History may have some interesting lessons for those who may find themselves round a negotiating table on May 8th.

To start with, we have to go back a fair way, to the time of Mr Gladstone in fact.  The 1883 election was inconclusive and the 86 MPs of the Irish Parliamentary Party – generally known as the Home Rule Party – found themselves courted by both the Liberals and the Conservatives.  But the deal was struck in Mr Gladstone’s favour as he undertook to introduce a Home Rule Bill.  He did.  It failed.  His government fell.

A similar situation prevailed in 1892.  Again, needing support to secure an administration, Mr Gladstone wooed over the Home Rulers with yet another Bill.  This one passed in the Commons but fell in the Lords.  Gladstone resigned shortly afterwards.

The same situation was replicated yet again in 1910 when the Liberals, short of an overall majority, secured an administration with the support of the Home Rulers.  This time the Liberals promised to neuter the House of Lords, in order to secure the passage of Home Rule.  That caused a constitutional deadlock, necessitating a further election.  Lords’ opposition was finally overcome and a Home Rule Act reached the statute book in 1914, three decades after Gladstone’s first attempt.

There is another, more recent precedent too.

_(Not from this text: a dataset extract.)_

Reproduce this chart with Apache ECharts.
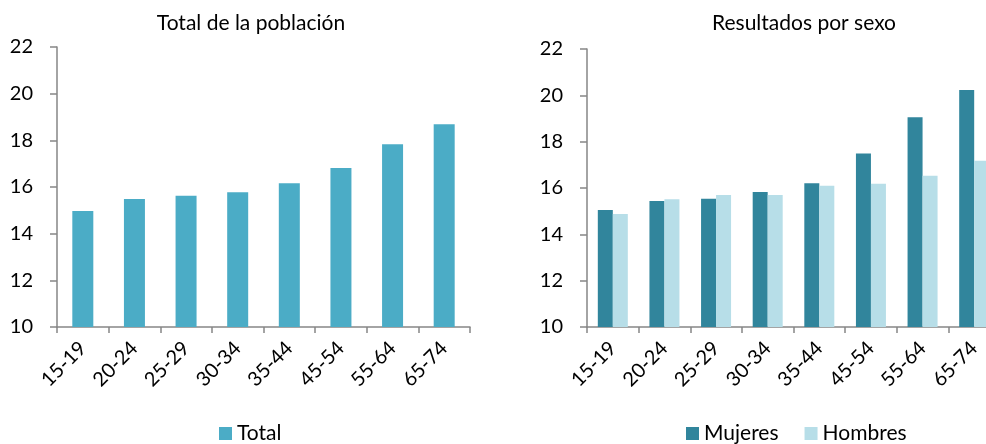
<!DOCTYPE html>
<html>
<head>
<meta charset="utf-8">
<script src="https://cdn.jsdelivr.net/npm/echarts@6/dist/echarts.min.js"></script>
<style>
  html, body { margin: 0; padding: 0; background: #fff; }
  #main { width: 986px; height: 444px; }
</style>
</head>
<body>
<div id="main"></div>
<script>
let ageGroups = ["15-19", "20-24", "25-29", "30-34", "35-44", "45-54", "55-64", "65-74"];
let totalValues = [14.97, 15.49, 15.63, 15.77, 16.16, 16.81, 17.83, 18.69];
let mujeresValues = [15.05, 15.44, 15.54, 15.83, 16.21, 17.49, 19.05, 20.23];
let hombresValues = [14.88, 15.51, 15.70, 15.70, 16.10, 16.18, 16.53, 17.18];
let yTicks = [10, 12, 14, 16, 18, 20, 22];

let dom = document.getElementById("main");
let myChart = echarts.init(dom, null, { renderer: "canvas" });

let font = "Lato";
let axisGray = "#868686";

function makeX(gridIndex) {
    return {
        type: "category",
        gridIndex: gridIndex,
        data: ageGroups,
        axisLine: { lineStyle: { color: axisGray, width: 1.5 } },
        axisTick: { show: true, length: 6, lineStyle: { color: axisGray, width: 1.5 } },
        axisLabel: {
            rotate: 45,
            margin: 18,
            color: "#000",
            fontFamily: font,
            fontSize: 20,
        },
    };
}

function makeY(gridIndex) {
    return {
        type: "value",
        gridIndex: gridIndex,
        min: yTicks[0],
        max: yTicks[yTicks.length - 1],
        interval: 2,
        splitLine: { show: false },
        axisLine: { show: true, lineStyle: { color: axisGray, width: 1.5 } },
        axisTick: { show: true, length: 7, lineStyle: { color: axisGray, width: 1.5 } },
        axisLabel: {
            margin: 24,
            color: "#000",
            fontFamily: font,
            fontSize: 20,
        },
    };
}

let option = {
    animation: false,
    title: [{
        text: "Total de la población",
        left: 246,
        textAlign: "center",
        top: 8,
        textStyle: { fontFamily: font, fontSize: 21, fontWeight: "normal", color: "#000" },
    }, {
        text: "Resultados por sexo",
        left: 799,
        textAlign: "center",
        top: 8,
        textStyle: { fontFamily: font, fontSize: 21, fontWeight: "normal", color: "#000" },
    }],
    legend: [{
        data: ["Total"],
        left: 219,
        top: 423,
        padding: 0,
        itemWidth: 13,
        itemHeight: 13,
        icon: "rect",
        textStyle: { fontFamily: font, fontSize: 21, color: "#000" },
    }, {
        data: ["Mujeres", "Hombres"],
        left: 686,
        top: 423,
        padding: 0,
        itemWidth: 13,
        itemHeight: 13,
        itemGap: 26,
        icon: "rect",
        textStyle: { fontFamily: font, fontSize: 21, color: "#000" },
    }],
    grid: [
        { left: 57, top: 47, width: 413, height: 280, outerBoundsMode: "none" },
        { left: 587, top: 49, width: 413, height: 278, outerBoundsMode: "none" },
    ],
    xAxis: [makeX(0), makeX(1)],
    yAxis: [makeY(0), makeY(1)],
    series: [{
        name: "Total",
        type: "bar",
        xAxisIndex: 0,
        yAxisIndex: 0,
        data: totalValues,
        barWidth: 21,
        itemStyle: { color: "#4BACC6" },
    }, {
        name: "Mujeres",
        type: "bar",
        xAxisIndex: 1,
        yAxisIndex: 1,
        data: mujeresValues,
        barWidth: 15,
        barGap: "0%",
        itemStyle: { color: "#31859C" },
    }, {
        name: "Hombres",
        type: "bar",
        xAxisIndex: 1,
        yAxisIndex: 1,
        data: hombresValues,
        barWidth: 15,
        barGap: "0%",
        itemStyle: { color: "#B7DEE8" },
    }],
};

myChart.setOption(option);
window.addEventListener("resize", myChart.resize);
</script>
</body>
</html>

Jim Callaghan’s minority Labour government turned to the Ulster Unionists in 1977 for support to sustain itself.  It was support from the other side in the Irish debate, and the numbers were much smaller – just 7 MPs.  But the deal was support for the government in return for creating five additional Northern Ireland constituencies.  Most of Callaghan’s cabinet hated the deal – but it was expedient nevertheless.  Callaghan got a couple more years of office, but even his Unionist allies deserted in the end and helped vote his administration down.

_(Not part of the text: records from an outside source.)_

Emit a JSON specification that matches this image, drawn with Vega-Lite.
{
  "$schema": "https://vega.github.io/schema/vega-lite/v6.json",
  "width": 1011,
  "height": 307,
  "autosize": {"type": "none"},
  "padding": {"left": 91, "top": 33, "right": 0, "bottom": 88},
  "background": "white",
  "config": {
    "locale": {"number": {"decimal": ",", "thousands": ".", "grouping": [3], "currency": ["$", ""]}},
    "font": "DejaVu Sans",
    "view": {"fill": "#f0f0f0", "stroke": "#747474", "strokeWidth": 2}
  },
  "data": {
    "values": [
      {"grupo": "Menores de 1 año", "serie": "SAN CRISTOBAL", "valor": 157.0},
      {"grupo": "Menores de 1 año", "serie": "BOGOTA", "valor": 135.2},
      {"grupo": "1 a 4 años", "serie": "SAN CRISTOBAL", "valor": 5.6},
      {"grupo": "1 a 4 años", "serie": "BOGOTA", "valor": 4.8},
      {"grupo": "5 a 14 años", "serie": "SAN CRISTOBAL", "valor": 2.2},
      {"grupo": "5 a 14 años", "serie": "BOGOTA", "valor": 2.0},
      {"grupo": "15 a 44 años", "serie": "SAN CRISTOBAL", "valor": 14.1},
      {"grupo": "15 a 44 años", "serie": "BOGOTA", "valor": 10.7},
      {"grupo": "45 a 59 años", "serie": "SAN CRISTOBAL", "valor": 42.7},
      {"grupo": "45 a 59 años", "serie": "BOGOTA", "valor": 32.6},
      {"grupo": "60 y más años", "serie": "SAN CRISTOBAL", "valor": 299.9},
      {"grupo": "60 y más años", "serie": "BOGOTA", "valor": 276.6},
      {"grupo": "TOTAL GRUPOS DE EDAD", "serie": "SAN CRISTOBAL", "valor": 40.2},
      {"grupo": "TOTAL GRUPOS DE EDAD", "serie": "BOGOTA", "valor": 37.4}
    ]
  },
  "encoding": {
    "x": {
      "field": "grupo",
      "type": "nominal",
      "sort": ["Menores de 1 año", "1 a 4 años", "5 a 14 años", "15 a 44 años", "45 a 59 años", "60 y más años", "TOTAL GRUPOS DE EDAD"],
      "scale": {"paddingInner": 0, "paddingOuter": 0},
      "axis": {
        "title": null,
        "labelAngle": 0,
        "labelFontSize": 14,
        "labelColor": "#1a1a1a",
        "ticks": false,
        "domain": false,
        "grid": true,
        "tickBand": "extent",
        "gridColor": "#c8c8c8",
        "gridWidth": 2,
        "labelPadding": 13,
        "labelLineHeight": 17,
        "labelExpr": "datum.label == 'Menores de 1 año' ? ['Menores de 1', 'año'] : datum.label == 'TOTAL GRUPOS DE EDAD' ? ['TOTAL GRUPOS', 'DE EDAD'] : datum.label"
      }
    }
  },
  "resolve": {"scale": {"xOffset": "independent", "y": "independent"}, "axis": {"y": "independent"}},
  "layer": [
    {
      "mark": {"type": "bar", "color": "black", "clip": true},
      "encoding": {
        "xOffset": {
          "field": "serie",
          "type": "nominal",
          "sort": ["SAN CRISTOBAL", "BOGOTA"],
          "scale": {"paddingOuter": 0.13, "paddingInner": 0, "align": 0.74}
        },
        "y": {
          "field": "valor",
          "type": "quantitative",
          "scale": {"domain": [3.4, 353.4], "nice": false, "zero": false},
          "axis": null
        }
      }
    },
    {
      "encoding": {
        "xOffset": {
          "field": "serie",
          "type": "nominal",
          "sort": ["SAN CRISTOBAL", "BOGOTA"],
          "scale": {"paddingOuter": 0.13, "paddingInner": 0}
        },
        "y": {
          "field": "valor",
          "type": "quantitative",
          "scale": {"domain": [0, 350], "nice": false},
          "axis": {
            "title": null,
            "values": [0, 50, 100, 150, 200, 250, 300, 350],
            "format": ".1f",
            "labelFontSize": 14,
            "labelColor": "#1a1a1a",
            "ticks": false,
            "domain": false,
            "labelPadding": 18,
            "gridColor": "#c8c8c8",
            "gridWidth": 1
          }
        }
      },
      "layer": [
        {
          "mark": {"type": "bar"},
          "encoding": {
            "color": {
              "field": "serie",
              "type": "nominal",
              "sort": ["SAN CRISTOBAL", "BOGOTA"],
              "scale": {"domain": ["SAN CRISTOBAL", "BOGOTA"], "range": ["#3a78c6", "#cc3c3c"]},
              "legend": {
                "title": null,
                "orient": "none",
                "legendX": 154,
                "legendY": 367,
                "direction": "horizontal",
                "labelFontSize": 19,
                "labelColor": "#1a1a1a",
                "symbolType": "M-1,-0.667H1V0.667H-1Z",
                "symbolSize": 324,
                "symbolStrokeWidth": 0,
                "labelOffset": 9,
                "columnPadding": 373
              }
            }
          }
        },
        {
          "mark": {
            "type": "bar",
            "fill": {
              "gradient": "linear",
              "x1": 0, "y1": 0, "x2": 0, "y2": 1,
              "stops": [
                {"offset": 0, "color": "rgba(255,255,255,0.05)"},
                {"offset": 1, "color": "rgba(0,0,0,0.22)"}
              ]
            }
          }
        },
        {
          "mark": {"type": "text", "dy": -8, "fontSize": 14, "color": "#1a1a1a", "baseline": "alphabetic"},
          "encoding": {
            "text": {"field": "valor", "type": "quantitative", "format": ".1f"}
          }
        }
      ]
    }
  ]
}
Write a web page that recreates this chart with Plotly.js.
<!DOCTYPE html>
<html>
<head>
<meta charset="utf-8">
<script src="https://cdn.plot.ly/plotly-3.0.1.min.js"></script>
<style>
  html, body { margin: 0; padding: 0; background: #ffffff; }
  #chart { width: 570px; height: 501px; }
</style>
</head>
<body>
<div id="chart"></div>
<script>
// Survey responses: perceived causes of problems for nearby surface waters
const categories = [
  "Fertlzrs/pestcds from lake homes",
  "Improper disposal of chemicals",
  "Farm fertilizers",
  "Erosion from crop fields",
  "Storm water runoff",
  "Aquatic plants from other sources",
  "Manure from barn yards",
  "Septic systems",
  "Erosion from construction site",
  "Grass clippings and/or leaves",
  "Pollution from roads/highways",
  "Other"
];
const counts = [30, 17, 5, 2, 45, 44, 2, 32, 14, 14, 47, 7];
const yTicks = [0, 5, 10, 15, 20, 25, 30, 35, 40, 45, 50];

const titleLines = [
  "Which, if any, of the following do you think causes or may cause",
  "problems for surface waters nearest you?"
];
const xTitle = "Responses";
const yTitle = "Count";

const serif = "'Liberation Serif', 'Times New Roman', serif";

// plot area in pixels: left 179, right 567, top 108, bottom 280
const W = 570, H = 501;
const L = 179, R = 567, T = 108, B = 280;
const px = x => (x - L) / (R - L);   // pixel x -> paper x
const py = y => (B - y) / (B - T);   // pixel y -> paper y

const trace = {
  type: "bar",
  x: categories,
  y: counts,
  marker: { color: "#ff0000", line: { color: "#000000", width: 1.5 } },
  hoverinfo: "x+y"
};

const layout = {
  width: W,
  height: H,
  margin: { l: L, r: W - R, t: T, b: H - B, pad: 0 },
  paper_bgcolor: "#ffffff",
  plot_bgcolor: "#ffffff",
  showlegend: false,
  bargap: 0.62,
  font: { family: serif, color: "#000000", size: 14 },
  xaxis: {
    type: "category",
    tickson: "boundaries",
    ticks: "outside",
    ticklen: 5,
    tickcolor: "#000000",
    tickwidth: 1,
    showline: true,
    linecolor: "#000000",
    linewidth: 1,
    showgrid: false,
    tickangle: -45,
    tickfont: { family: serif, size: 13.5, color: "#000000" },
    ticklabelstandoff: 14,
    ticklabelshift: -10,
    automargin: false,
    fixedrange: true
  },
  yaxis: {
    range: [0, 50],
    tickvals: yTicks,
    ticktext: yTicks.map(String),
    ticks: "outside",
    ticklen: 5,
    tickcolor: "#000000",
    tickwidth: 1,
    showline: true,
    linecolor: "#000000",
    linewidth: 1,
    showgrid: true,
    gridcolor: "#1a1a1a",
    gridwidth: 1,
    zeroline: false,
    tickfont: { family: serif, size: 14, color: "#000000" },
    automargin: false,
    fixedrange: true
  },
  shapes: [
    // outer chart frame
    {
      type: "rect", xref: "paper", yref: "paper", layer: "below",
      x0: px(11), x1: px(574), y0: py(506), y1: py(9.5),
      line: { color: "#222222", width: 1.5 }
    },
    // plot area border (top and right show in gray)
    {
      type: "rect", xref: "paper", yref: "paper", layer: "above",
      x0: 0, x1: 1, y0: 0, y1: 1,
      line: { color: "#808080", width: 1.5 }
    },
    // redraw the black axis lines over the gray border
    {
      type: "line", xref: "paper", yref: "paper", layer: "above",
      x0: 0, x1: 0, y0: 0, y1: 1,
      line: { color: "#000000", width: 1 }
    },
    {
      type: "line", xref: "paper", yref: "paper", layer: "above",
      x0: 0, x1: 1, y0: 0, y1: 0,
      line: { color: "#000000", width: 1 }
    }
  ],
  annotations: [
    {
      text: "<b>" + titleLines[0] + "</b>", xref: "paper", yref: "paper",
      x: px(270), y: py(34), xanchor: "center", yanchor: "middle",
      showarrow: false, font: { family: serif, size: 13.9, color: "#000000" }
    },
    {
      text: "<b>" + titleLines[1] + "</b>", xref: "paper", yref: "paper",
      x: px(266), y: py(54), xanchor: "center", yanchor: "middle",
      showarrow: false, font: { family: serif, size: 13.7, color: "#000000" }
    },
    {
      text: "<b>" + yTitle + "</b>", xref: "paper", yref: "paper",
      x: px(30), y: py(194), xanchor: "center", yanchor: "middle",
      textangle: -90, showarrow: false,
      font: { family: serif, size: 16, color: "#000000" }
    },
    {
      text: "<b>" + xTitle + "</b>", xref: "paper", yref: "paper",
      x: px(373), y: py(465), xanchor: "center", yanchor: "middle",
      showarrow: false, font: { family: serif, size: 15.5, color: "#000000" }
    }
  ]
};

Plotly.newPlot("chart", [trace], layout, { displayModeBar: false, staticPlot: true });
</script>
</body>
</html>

So what are the lessons from history?

They are firstly that territorial politics isn’t like issue politics.  Such collaboration can drive deep fissures into the parties that enter into the arrangement.  Such deals can end up shaking up the constitutional structure of the UK, not in accordance with a principle, but as a result of political accommodation.  And the structure of the United Kingdom can be profoundly altered as a result.

Gladstone split his party in the end, because of his pursuit of Home Rule.  It marked the start of its inexorable decline.  The relative powers of the chambers of our Parliament today are shaped by these deals.  As is the map of the country.

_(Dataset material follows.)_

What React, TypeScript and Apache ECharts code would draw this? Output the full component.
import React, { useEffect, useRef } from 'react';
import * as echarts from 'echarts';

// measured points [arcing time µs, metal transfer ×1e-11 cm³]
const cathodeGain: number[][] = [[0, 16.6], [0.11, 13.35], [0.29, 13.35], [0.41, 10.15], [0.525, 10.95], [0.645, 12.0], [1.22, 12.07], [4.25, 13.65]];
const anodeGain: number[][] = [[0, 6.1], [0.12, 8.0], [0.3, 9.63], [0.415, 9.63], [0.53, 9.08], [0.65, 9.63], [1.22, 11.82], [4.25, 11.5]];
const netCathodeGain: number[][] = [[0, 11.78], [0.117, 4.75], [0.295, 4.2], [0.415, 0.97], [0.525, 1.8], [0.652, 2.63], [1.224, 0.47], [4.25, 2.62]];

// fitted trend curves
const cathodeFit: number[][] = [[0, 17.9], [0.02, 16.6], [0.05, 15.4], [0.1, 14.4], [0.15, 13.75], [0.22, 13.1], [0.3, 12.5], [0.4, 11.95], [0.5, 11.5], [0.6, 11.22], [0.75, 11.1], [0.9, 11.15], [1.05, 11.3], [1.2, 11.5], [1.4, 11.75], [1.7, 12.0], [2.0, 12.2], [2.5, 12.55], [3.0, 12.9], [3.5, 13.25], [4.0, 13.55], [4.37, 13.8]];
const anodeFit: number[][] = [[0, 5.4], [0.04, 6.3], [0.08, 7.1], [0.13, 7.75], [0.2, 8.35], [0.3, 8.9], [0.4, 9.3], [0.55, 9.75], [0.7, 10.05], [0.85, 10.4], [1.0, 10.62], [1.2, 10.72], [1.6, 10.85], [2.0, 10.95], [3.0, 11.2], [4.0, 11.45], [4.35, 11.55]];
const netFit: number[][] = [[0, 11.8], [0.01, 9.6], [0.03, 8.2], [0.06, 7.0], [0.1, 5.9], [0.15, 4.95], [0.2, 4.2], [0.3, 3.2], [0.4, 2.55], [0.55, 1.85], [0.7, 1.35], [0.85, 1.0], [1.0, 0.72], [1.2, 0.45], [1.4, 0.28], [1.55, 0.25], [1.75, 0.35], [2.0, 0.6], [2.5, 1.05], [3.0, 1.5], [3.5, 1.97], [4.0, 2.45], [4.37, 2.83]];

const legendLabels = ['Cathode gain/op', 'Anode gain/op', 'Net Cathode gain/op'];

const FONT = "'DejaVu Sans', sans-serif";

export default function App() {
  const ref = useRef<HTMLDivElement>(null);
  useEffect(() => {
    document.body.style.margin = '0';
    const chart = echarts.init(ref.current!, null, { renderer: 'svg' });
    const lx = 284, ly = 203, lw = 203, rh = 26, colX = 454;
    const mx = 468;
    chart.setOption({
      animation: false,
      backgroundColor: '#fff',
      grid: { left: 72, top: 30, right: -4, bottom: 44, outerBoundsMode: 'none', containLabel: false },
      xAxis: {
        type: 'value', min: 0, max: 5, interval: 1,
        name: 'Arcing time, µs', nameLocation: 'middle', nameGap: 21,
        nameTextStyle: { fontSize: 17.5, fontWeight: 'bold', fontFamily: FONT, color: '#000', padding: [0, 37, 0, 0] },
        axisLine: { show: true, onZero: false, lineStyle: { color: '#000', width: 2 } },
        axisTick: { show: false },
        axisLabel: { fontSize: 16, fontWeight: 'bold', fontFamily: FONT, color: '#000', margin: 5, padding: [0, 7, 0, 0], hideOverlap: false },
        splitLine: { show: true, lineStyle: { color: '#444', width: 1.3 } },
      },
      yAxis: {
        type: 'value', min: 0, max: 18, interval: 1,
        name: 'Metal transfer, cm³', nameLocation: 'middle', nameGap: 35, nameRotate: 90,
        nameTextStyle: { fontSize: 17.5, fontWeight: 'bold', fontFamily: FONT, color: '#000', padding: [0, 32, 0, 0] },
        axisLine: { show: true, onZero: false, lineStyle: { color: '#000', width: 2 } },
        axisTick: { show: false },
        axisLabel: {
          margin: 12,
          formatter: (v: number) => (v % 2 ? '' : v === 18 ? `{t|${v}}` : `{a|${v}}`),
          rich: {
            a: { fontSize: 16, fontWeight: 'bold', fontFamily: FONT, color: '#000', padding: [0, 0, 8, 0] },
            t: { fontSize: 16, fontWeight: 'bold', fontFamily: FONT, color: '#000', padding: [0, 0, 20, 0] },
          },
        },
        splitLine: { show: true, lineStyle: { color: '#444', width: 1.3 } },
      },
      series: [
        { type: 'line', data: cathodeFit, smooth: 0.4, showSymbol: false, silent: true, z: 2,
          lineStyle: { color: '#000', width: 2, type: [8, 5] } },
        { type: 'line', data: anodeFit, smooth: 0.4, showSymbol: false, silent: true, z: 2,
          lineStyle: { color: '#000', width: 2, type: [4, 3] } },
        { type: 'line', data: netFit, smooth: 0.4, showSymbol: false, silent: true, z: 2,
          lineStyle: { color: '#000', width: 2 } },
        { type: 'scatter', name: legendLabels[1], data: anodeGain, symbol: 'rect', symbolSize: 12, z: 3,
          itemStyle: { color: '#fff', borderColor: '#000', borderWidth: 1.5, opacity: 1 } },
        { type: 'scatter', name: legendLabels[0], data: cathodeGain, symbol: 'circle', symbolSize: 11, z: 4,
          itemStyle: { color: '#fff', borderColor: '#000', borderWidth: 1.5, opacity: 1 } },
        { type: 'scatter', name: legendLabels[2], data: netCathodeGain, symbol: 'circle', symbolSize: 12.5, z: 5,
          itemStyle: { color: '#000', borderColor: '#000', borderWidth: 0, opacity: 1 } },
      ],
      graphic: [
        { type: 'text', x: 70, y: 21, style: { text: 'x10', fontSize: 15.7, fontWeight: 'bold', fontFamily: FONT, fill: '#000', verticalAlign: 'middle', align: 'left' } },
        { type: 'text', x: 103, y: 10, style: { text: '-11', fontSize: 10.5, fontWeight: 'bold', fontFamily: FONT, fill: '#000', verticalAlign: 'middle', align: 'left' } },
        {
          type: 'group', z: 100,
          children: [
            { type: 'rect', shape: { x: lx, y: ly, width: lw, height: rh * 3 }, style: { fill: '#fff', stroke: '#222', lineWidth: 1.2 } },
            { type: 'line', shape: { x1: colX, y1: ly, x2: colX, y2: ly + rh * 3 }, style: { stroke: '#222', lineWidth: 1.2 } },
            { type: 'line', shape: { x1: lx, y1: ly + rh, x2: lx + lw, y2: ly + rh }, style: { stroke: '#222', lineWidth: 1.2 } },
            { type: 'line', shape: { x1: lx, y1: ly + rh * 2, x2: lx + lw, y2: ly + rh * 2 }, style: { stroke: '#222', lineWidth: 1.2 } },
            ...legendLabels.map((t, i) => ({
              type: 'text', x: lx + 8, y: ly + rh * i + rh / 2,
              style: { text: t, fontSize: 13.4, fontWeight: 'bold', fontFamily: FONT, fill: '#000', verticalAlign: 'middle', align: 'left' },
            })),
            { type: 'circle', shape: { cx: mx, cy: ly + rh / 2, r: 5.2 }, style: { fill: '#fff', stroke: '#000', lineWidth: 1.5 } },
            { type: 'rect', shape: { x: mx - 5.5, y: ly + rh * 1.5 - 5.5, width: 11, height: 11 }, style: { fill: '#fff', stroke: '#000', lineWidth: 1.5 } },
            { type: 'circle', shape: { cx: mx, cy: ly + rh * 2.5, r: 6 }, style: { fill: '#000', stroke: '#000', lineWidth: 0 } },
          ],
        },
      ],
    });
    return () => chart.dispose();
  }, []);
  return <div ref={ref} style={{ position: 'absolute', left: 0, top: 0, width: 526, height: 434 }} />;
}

If the May 2015 election gives us a Parliament with Labour as the largest party and the SNP with sufficient MPs to support a Miliband administration, there are likely to be some echoes from the past.

Added to that, both parties are rivals for votes in the same territory.  Both will be calculating the likely longer term electoral implications of dealing with each other in the short term.  Both will have to address the constitutional implications and consequences of their mutual arrangement: how much more power moves to Holyrood? What happens to voting arrangements in Parliament? How can public funds be distributed without fear of an English backlash?  Agreement on a policy agenda – to do with welfare for example – may prove to be a good deal easier than handling the territorial tensions that would invariably flow from any arrangement.  The risk for any administration that becomes embroiled with argument about territoriality is that it loses touch with the priorities of the majority of the electorate – and yet territoriality is the heart of the contracting parties’ concerns.

How long would the common interests – such as the removal of a Conservative administration in Westminster – win out over the underlying conflicts of interests – in particular any potential electoral dividends to be had north of the border?  How long could a non-formalised arrangement last once the inevitable compromises and challenges of government begin to mount? Could endless patching be done to the relationship to sustain it for a full five-year Parliament?

The history of territorial political deals suggests these are very hard to uphold, and that the friction emanating from within such deals impacts across the political and constitutional landscape.

As they gather around the negotiating table, the ‘urgency of now’ will be in vigorous competition with the caution of what tomorrow would bring. However, expect any arrangement based on territorial politics to be more tentative in nature than one based solely on political ideology.